I like 111 West Wacker. It is not finished yet, but I like what I see.  If you keep up with Chicago development you know 111 is being built from the shell of Waterview Tower.  Waterview was to be remarkable.  It was going to be a supertall standing 1047 feet (319 meters to you European folk) and was to house a prestigious hotel and high end condos.  111 is different; it will be 630 feet (192 meters) and consist of rental units.   It is easy to be disappointed, but in reality it is a building Chicago needs and it is not so overbearing.  Chicago does not need another supertall or more high end condos.  When it comes to buildings, Chicago did not need something perfect, but only good enough.

In 2008 Lori Gottlieb released a rather controversial book entitled Marry Him, The Case for Settling for Mr. Good Enough.  I was not the target demographic for this so I can hardly speak on it, but it did pique my interest as it made the case for that which impacts men as much as women…..forgetting about Mr. Right and settling on marriage with Mr. Good Enough.  The critics lambasted Gottlieb as anti-feminist as she criticized elements of single life and a reliance on one’s girlfriends rather than a man.  I think her critics may have missed the point as my understanding is Gottlieb was making a case for settling on the everyday mundane world of marriage rather than thinking all women have to attain that great romance that brings her into the arms of a Prince Charming (also not a feminist virtue mind you.)
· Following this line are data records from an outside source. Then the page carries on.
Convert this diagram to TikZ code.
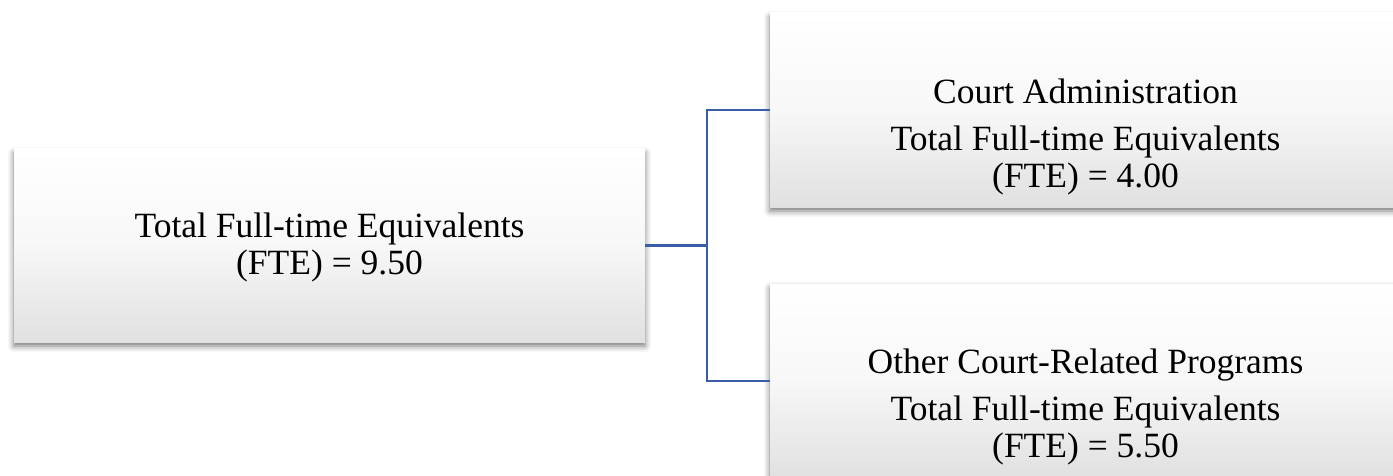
\documentclass[tikz,border=0pt]{standalone}
\usepackage{fontspec}
\setmainfont{Liberation Serif}
\usetikzlibrary{shadows.blur}
\definecolor{conn}{HTML}{3A5DA8}
\tikzset{
  fbox/.style={minimum width=631pt, minimum height=194pt, inner sep=0pt,
    top color=white, bottom color=black!12, middle color=white!97!black,
    blur shadow={shadow xshift=0pt, shadow yshift=-4pt, shadow blur radius=6pt, shadow opacity=55}},
  ftext/.style={align=center, inner sep=0pt, font=\fontsize{35.5}{37}\selectfont},
  conline/.style={draw=conn, line width=2.4pt}
}
\begin{document}
\begin{tikzpicture}[x=1pt,y=-1pt]
\useasboundingbox (0,0) rectangle (1393,476);
\node[fbox, minimum height=193pt] (L) at (329.5,245.5) {};
\node[fbox] (T) at (1085.5,110) {};
\node[fbox] (B) at (1085.5,381) {};
\node[ftext] (Lt) at ([yshift=-2pt]L.center) {Total Full-time Equivalents\\(FTE) = 9.50};
\node[ftext] (Tt) at ([yshift=-27pt]T.center) {Court Administration\\[10pt]Total Full-time Equivalents\\(FTE) = 4.00};
\node[ftext] (Bt) at ([yshift=-26pt]B.center) {Other Court-Related Programs\\[10pt]Total Full-time Equivalents\\(FTE) = 5.50};
\coordinate (j) at (707,245.5);
\draw[conline] (L.east) -- (j);
\draw[conline] (T.west) -| (j) |- (B.west);
\end{tikzpicture}
\end{document}
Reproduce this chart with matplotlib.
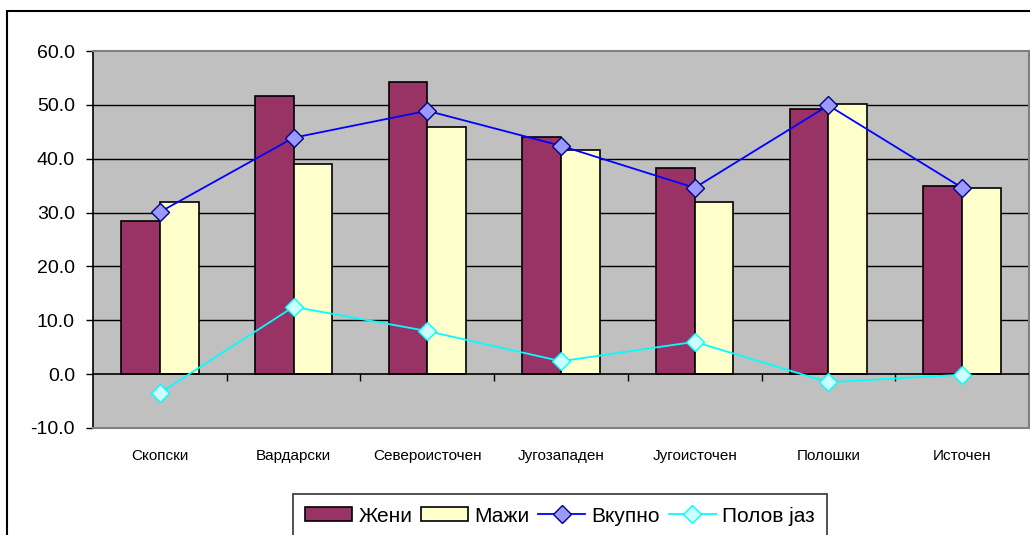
import numpy as np
import matplotlib
matplotlib.use("Agg")
import matplotlib.pyplot as plt
from matplotlib.patches import Rectangle, Patch
from matplotlib.lines import Line2D

plt.rcParams['font.family'] = ['Liberation Sans', 'DejaVu Sans']

# ---- data ----
regions = ["Скопски", "Вардарски", "Североисточен", "Југозападен",
           "Југоисточен", "Полошки", "Источен"]
zheni = [28.5, 51.6, 54.3, 44.1, 38.3, 49.3, 34.9]
mazhi = [31.9, 39.0, 45.9, 41.7, 31.9, 50.2, 34.6]
vkupno = [30.1, 43.9, 48.9, 42.4, 34.6, 49.9, 34.6]
jaz = [-3.5, 12.5, 8.0, 2.4, 6.0, -1.5, -0.1]
yticks = [-10, 0, 10, 20, 30, 40, 50, 60]

W, H = 1030, 535
fig = plt.figure(figsize=(W / 100, H / 100), dpi=100)
fig.patch.set_facecolor("white")

# outer chart border (cut off right and bottom)
fig.patches.append(Rectangle((7 / W, -0.1), 1.2, (H - 11) / H + 0.1,
                             transform=fig.transFigure, fill=False,
                             ec="black", lw=1.5, zorder=0))

ax = fig.add_axes([93 / W, 107 / H, 936 / W, 377 / H])
ax.set_facecolor("#C0C0C0")

x = np.arange(len(regions))
bw = 0.29
ax.bar(x - bw / 2, zheni, bw, color="#993366", ec="black", lw=1.2, zorder=3)
ax.bar(x + bw / 2, mazhi, bw, color="#FFFFCC", ec="black", lw=1.2, zorder=3)
ax.plot(x, vkupno, color="#0000FF", lw=1.3, marker="D", ms=9,
        mfc="#9999FF", mec="#000080", mew=1.0, zorder=5)
ax.plot(x, jaz, color="#00FFFF", lw=1.3, marker="D", ms=9,
        mfc="#CCFFFF", mec="#00FFFF", mew=1.0, zorder=5)

ax.set_xlim(-0.5, len(regions) - 0.5)
ax.set_ylim(-10, 60)
ax.set_yticks(yticks)
ax.set_yticklabels([f"{v:.1f}" for v in yticks], fontsize=14)
for v in yticks[2:-1]:
    ax.axhline(v, color="black", lw=1.0, zorder=1)
ax.axhline(0, color="black", lw=1.2, zorder=4)

ax.set_xticks(x)
ax.set_xticklabels(regions, fontsize=11)
ax.tick_params(axis="x", length=0, pad=15)
ax.tick_params(axis="y", direction="out", length=5, width=1, pad=8)

for s in ["top", "right", "bottom"]:
    ax.spines[s].set_color("#808080")
    ax.spines[s].set_linewidth(1.5)
ax.spines["left"].set_color("black")
ax.spines["left"].set_linewidth(1.2)

# tick marks at category boundaries on the zero line
sec = ax.secondary_xaxis(10 / 70)
sec.set_xticks(np.arange(0.5, len(regions) - 0.5 + 0.01, 1.0))
sec.tick_params(axis="x", direction="out", length=5, width=1, labelbottom=False,
                labeltop=False, top=False, bottom=True)
sec.spines["bottom"].set_visible(False)
sec.spines["top"].set_visible(False)

handles = [
    Patch(facecolor="#993366", edgecolor="black", lw=1.2),
    Patch(facecolor="#FFFFCC", edgecolor="black", lw=1.2),
    Line2D([], [], color="#0000FF", lw=1.3, marker="D", ms=9,
           mfc="#9999FF", mec="#000080"),
    Line2D([], [], color="#00FFFF", lw=1.3, marker="D", ms=9,
           mfc="#CCFFFF", mec="#00FFFF"),
]
leg = fig.legend(handles, ["Жени", "Мажи", "Вкупно", "Полов јаз"],
                 loc="upper center", bbox_to_anchor=(560 / W, (H - 494) / H),
                 ncol=4, fontsize=15, frameon=True, fancybox=False,
                 edgecolor="black", handlelength=2.25, handleheight=0.65,
                 handletextpad=0.3, columnspacing=0.42, borderpad=0.6,
                 borderaxespad=0)
leg.get_frame().set_linewidth(1.2)

fig.savefig("out.png", dpi=100)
This is not a post about buildings and marriages per se.  It is a post about being content.  I get it.  At twenty, you were going to have it all.  They were going to build Waterview and you were going to live there with Mr. or Mrs. Right.  It didn’t happen, but at thirty you kept saying it will. At forty reality sank in and you made alternate plans.  At fifty you thought of the time wasted in pursuit of unreal dreams and at sixty you woke up, walked outside and saw that the sunrise was a miracle and it hit you.  Where you are at is good enough.

That sunrise is good enough.  In fact it is better than good enough.  Too bad you did not bother to see it yesterday, but there will be another tomorrow.  You can see it then and every day after that.  The homeless do not need Waterview; a basic flat is good enough.  The lonely do not need Mr. or Mrs. Right; a friend is good enough.  In fact such things are not only good enough; they are miracles.
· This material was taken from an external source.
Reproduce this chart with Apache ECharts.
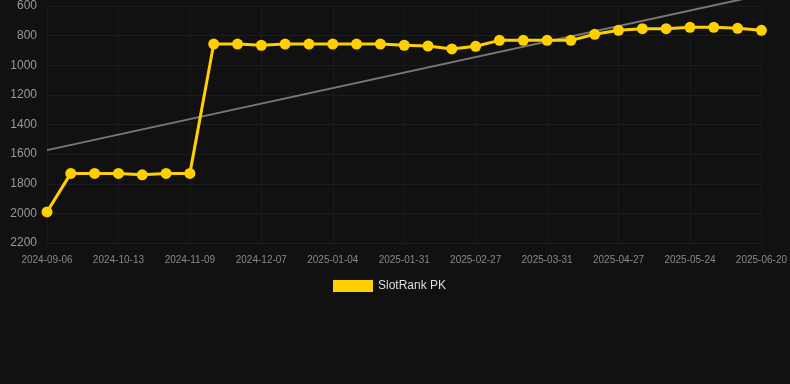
<!DOCTYPE html>
<html>
<head>
<meta charset="utf-8">
<script src="https://cdn.jsdelivr.net/npm/echarts@6/dist/echarts.min.js"></script>
<style>
  html, body { margin: 0; padding: 0; background: #111111; }
  #main { width: 790px; height: 384px; }
</style>
</head>
<body>
<div id="main"></div>
<script>
// Dates (only every third one is shown on the axis)
const dates = [
  '2024-09-06', '2024-09-18', '2024-09-30', '2024-10-13', '2024-10-22', '2024-10-31',
  '2024-11-09', '2024-11-18', '2024-11-27', '2024-12-07', '2024-12-16', '2024-12-25',
  '2025-01-04', '2025-01-13', '2025-01-22', '2025-01-31', '2025-02-09', '2025-02-18',
  '2025-02-27', '2025-03-09', '2025-03-20', '2025-03-31', '2025-04-09', '2025-04-18',
  '2025-04-27', '2025-05-06', '2025-05-15', '2025-05-24', '2025-06-02', '2025-06-11',
  '2025-06-20'
];

// Rank values
const rankPK = [
  1990, 1730, 1730, 1730, 1740, 1730, 1730,
  857, 857, 865, 857, 857, 857, 857, 857,
  865, 870, 890, 872, 832, 832, 832, 832,
  791, 764, 753, 753, 744, 744, 751, 764
];

// Trend line end points (first and last date)
const trendStart = 1573;
const trendEnd = 526;

const chart = echarts.init(document.getElementById('main'), null, { renderer: 'canvas' });

const option = {
  backgroundColor: '#111111',
  animation: false,
  grid: { left: 47, right: 28, top: 6, bottom: 141 },
  legend: {
    bottom: 87,
    left: 328,
    data: ['SlotRank PK'],
    itemWidth: 40,
    itemHeight: 12,
    itemGap: 6,
    icon: 'rect',
    textStyle: { color: '#dddddd', fontSize: 12, fontFamily: 'Arial, Liberation Sans, sans-serif' }
  },
  xAxis: {
    type: 'category',
    data: dates,
    boundaryGap: false,
    axisLine: { show: false },
    axisTick: { show: false },
    axisLabel: {
      interval: 2,
      color: '#888888',
      fontSize: 10,
      margin: 12,
      fontFamily: 'Arial, Liberation Sans, sans-serif'
    },
    splitLine: { show: true, interval: 2, lineStyle: { color: '#191919', width: 1 } }
  },
  yAxis: {
    type: 'value',
    inverse: true,
    min: 600,
    max: 2200,
    interval: 200,
    axisLine: { show: false },
    axisTick: { show: false },
    axisLabel: {
      color: '#999999',
      fontSize: 12,
      margin: 10,
      formatter: (v) => String(v),
      fontFamily: 'Arial, Liberation Sans, sans-serif'
    },
    splitLine: { lineStyle: { color: '#1c1c1c', width: 1 } }
  },
  series: [
    {
      name: 'Trend',
      type: 'line',
      data: [[0, trendStart], [dates.length - 1, trendEnd]],
      showSymbol: false,
      clip: false,
      silent: true,
      lineStyle: { color: '#777777', width: 2 },
      z: 1
    },
    {
      name: 'SlotRank PK',
      type: 'line',
      data: rankPK,
      symbol: 'circle',
      symbolSize: 11,
      itemStyle: { color: '#ffd000' },
      lineStyle: { color: '#ffd000', width: 3 },
      z: 3
    }
  ]
};

chart.setOption(option);

window.addEventListener('resize', () => {
  chart.resize();
});
</script>
</body>
</html>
Let me qualify again I did not read the Gottlieb book as I have little interest in women’s self-help literature.  (For the record I feel the same about men’s.)  I did read a rather lengthy explanation of her arguments in The Atlantic, however, and I feel she is right and she is wrong.  She is wrong in equating the single life as a waste.  There is a happiness there she misses.  But she is also right.  When we set our expectations on the perfect, we run out of time and we lose.
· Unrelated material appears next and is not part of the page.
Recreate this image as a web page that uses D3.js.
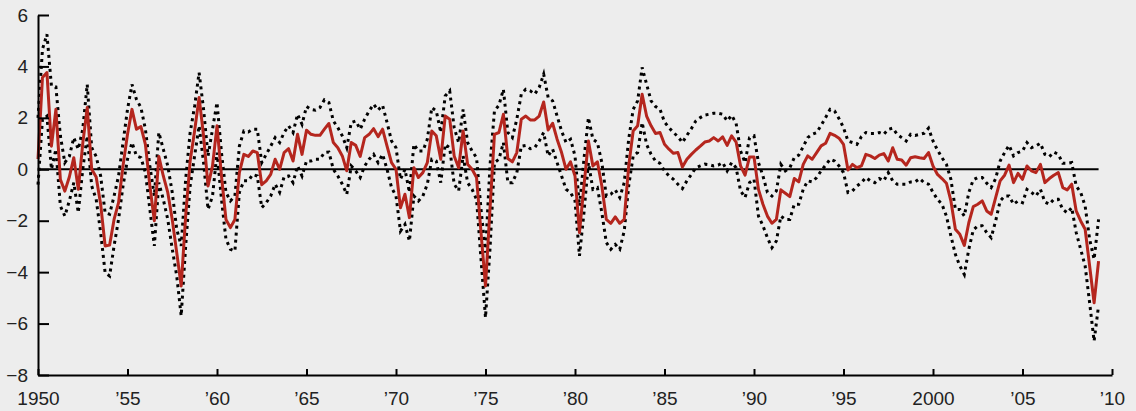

Perfect expectations cannot be had by imperfect people and we are all imperfect.  It is best we settle for good enough.  The reason for this is more than just being satisfied with good enough however; it is because good enough is actually a remarkable thing.  Somewhere out there is a young couple who see one another’s foibles and vulnerabilities.  No matter, these things make them charming to each other.  They may even rent in 111 West Wacker and grow a family there.  My guess is if they do they will be more content than those who do nothing other than long for perfection.

It is a simple matter really.  You are born and experience childhood.  In your youth you have your dream.  You picture how the dream should look and think on the joy you imagine the dream should produce.  When you reach adulthood, something happens.  You strive to attain the dream you imagined for yourself and too often leave the joy behind.  There is an alternate way, however.   Remember the joy and if you have to, forget your dream and dream anew.  The dream you imagined when young when the world had a palace like Waterview  and a Prince(ss) Charming will disappear replaced by that dream which says joy is found in the imperfect world with imperfect people, where good enough is more than good enough….it is no less than miraculous.